>>>
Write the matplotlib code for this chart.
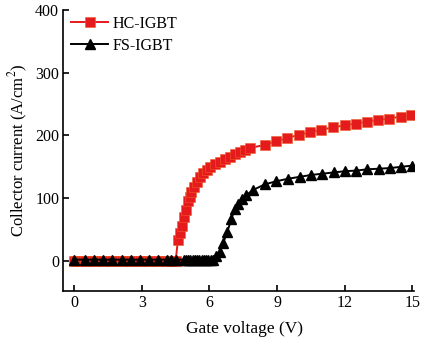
import matplotlib
matplotlib.use('Agg')
import matplotlib.pyplot as plt

plt.rcParams['font.family'] = ['Liberation Serif', 'DejaVu Serif']
plt.rcParams['mathtext.fontset'] = 'stix'

# HC-IGBT (red squares)
hc_v = [0.0, 0.1, 0.2, 0.3, 0.4, 0.5, 0.6, 0.7, 0.8, 0.9, 1.0, 1.1, 1.2, 1.3, 1.4, 1.5,
        1.6, 1.7, 1.8, 1.9, 2.0, 2.1, 2.2, 2.3, 2.4, 2.5, 2.6, 2.7, 2.8, 2.9, 3.0, 3.1,
        3.2, 3.3, 3.4, 3.5, 3.6, 3.7, 3.8, 3.9, 4.0, 4.1, 4.2, 4.3, 4.4, 4.5,
        4.6, 4.68, 4.76, 4.87, 4.96, 5.06, 5.13, 5.2, 5.3, 5.43, 5.58, 5.72, 5.87, 6.02,
        6.24, 6.46, 6.68, 6.9, 7.12, 7.35, 7.57, 7.8, 8.45, 8.97, 9.45, 9.97, 10.47,
        10.96, 11.47, 11.99, 12.48, 12.98, 13.47, 13.98, 14.47, 14.94]
hc_i = [0] * 46 + [33, 45, 55, 70, 81, 95, 102, 110, 118, 126, 134, 140, 145, 149,
                   154, 158, 162, 166, 170, 174, 177, 180, 185, 191, 196, 201, 205,
                   209, 213, 216, 219, 222, 225, 227, 230, 232]

# FS-IGBT (black triangles)
fs_v = [0.0, 0.5, 0.9, 1.3, 1.7, 2.1, 2.5, 2.9, 3.3, 3.7, 4.1, 4.3, 4.5,
        4.85, 4.95, 5.05, 5.15, 5.25, 5.35, 5.45, 5.55, 5.65, 5.75, 5.85, 5.95, 6.05, 6.15,
        6.3, 6.46, 6.6, 6.79, 6.97, 7.12, 7.27, 7.42, 7.64, 7.93, 8.45, 8.97, 9.48,
        10.0, 10.5, 11.0, 11.5, 12.0, 12.5, 13.0, 13.5, 14.0, 14.5, 15.0]
fs_i = [2] * 27 + [8, 14, 28, 46, 67, 83, 91, 99, 105, 113, 122, 127, 131,
                   134, 137, 139, 141, 143, 144, 146, 147, 148, 150, 152]

fig = plt.figure(figsize=(4.29, 3.43), dpi=100)
ax = fig.add_axes([0.1476, 0.1516, 0.8165, 0.8192])

ax.plot(hc_v, hc_i, color='#e41a1c', marker='s', markersize=6.5, linewidth=1.4,
        markeredgecolor='#f05a28', markeredgewidth=0.4, label='HC-IGBT')
ax.plot(fs_v, fs_i, color='black', marker='^', markersize=7, linewidth=1.4,
        label='FS-IGBT')

ax.set_xlim(-0.48, 15.05)
ax.set_ylim(-48, 400)
ax.set_xticks([0, 3, 6, 9, 12, 15])
ax.set_yticks([0, 100, 200, 300, 400])

for side in ['top', 'right']:
    ax.spines[side].set_visible(False)
ax.spines['left'].set_linewidth(1.2)
ax.spines['bottom'].set_linewidth(1.2)
ax.tick_params(direction='in', length=4, width=1.2, labelsize=11.5, pad=3)

ax.set_xlabel('Gate voltage (V)', fontsize=12.5)
ax.xaxis.set_label_coords(0.517, -0.105)
ax.set_ylabel('Collector current (A/cm$^2$)', fontsize=12)

ax.legend(loc='upper left', bbox_to_anchor=(0.023, 0.98), frameon=False,
          fontsize=11.5, numpoints=1, handlelength=2.3, handletextpad=0.26,
          labelspacing=0.38, borderaxespad=0, borderpad=0)

fig.savefig('out.png', dpi=100)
<<<
### INSTRUCTIONS TO FOLLOW
Reproduce the material in full, word for word, and omit the pictures.

### OUTPUT FOR THIS TASK
Write the matplotlib code for this chart.
import matplotlib
matplotlib.use('Agg')
import matplotlib.pyplot as plt

plt.rcParams['font.family'] = ['Liberation Serif', 'DejaVu Serif']
plt.rcParams['mathtext.fontset'] = 'stix'

# HC-IGBT (red squares)
hc_v = [0.0, 0.1, 0.2, 0.3, 0.4, 0.5, 0.6, 0.7, 0.8, 0.9, 1.0, 1.1, 1.2, 1.3, 1.4, 1.5,
        1.6, 1.7, 1.8, 1.9, 2.0, 2.1, 2.2, 2.3, 2.4, 2.5, 2.6, 2.7, 2.8, 2.9, 3.0, 3.1,
        3.2, 3.3, 3.4, 3.5, 3.6, 3.7, 3.8, 3.9, 4.0, 4.1, 4.2, 4.3, 4.4, 4.5,
        4.6, 4.68, 4.76, 4.87, 4.96, 5.06, 5.13, 5.2, 5.3, 5.43, 5.58, 5.72, 5.87, 6.02,
        6.24, 6.46, 6.68, 6.9, 7.12, 7.35, 7.57, 7.8, 8.45, 8.97, 9.45, 9.97, 10.47,
        10.96, 11.47, 11.99, 12.48, 12.98, 13.47, 13.98, 14.47, 14.94]
hc_i = [0] * 46 + [33, 45, 55, 70, 81, 95, 102, 110, 118, 126, 134, 140, 145, 149,
                   154, 158, 162, 166, 170, 174, 177, 180, 185, 191, 196, 201, 205,
                   209, 213, 216, 219, 222, 225, 227, 230, 232]

# FS-IGBT (black triangles)
fs_v = [0.0, 0.5, 0.9, 1.3, 1.7, 2.1, 2.5, 2.9, 3.3, 3.7, 4.1, 4.3, 4.5,
        4.85, 4.95, 5.05, 5.15, 5.25, 5.35, 5.45, 5.55, 5.65, 5.75, 5.85, 5.95, 6.05, 6.15,
        6.3, 6.46, 6.6, 6.79, 6.97, 7.12, 7.27, 7.42, 7.64, 7.93, 8.45, 8.97, 9.48,
        10.0, 10.5, 11.0, 11.5, 12.0, 12.5, 13.0, 13.5, 14.0, 14.5, 15.0]
fs_i = [2] * 27 + [8, 14, 28, 46, 67, 83, 91, 99, 105, 113, 122, 127, 131,
                   134, 137, 139, 141, 143, 144, 146, 147, 148, 150, 152]

fig = plt.figure(figsize=(4.29, 3.43), dpi=100)
ax = fig.add_axes([0.1476, 0.1516, 0.8165, 0.8192])

ax.plot(hc_v, hc_i, color='#e41a1c', marker='s', markersize=6.5, linewidth=1.4,
        markeredgecolor='#f05a28', markeredgewidth=0.4, label='HC-IGBT')
ax.plot(fs_v, fs_i, color='black', marker='^', markersize=7, linewidth=1.4,
        label='FS-IGBT')

ax.set_xlim(-0.48, 15.05)
ax.set_ylim(-48, 400)
ax.set_xticks([0, 3, 6, 9, 12, 15])
ax.set_yticks([0, 100, 200, 300, 400])

for side in ['top', 'right']:
    ax.spines[side].set_visible(False)
ax.spines['left'].set_linewidth(1.2)
ax.spines['bottom'].set_linewidth(1.2)
ax.tick_params(direction='in', length=4, width=1.2, labelsize=11.5, pad=3)

ax.set_xlabel('Gate voltage (V)', fontsize=12.5)
ax.xaxis.set_label_coords(0.517, -0.105)
ax.set_ylabel('Collector current (A/cm$^2$)', fontsize=12)

ax.legend(loc='upper left', bbox_to_anchor=(0.023, 0.98), frameon=False,
          fontsize=11.5, numpoints=1, handlelength=2.3, handletextpad=0.26,
          labelspacing=0.38, borderaxespad=0, borderpad=0)

fig.savefig('out.png', dpi=100)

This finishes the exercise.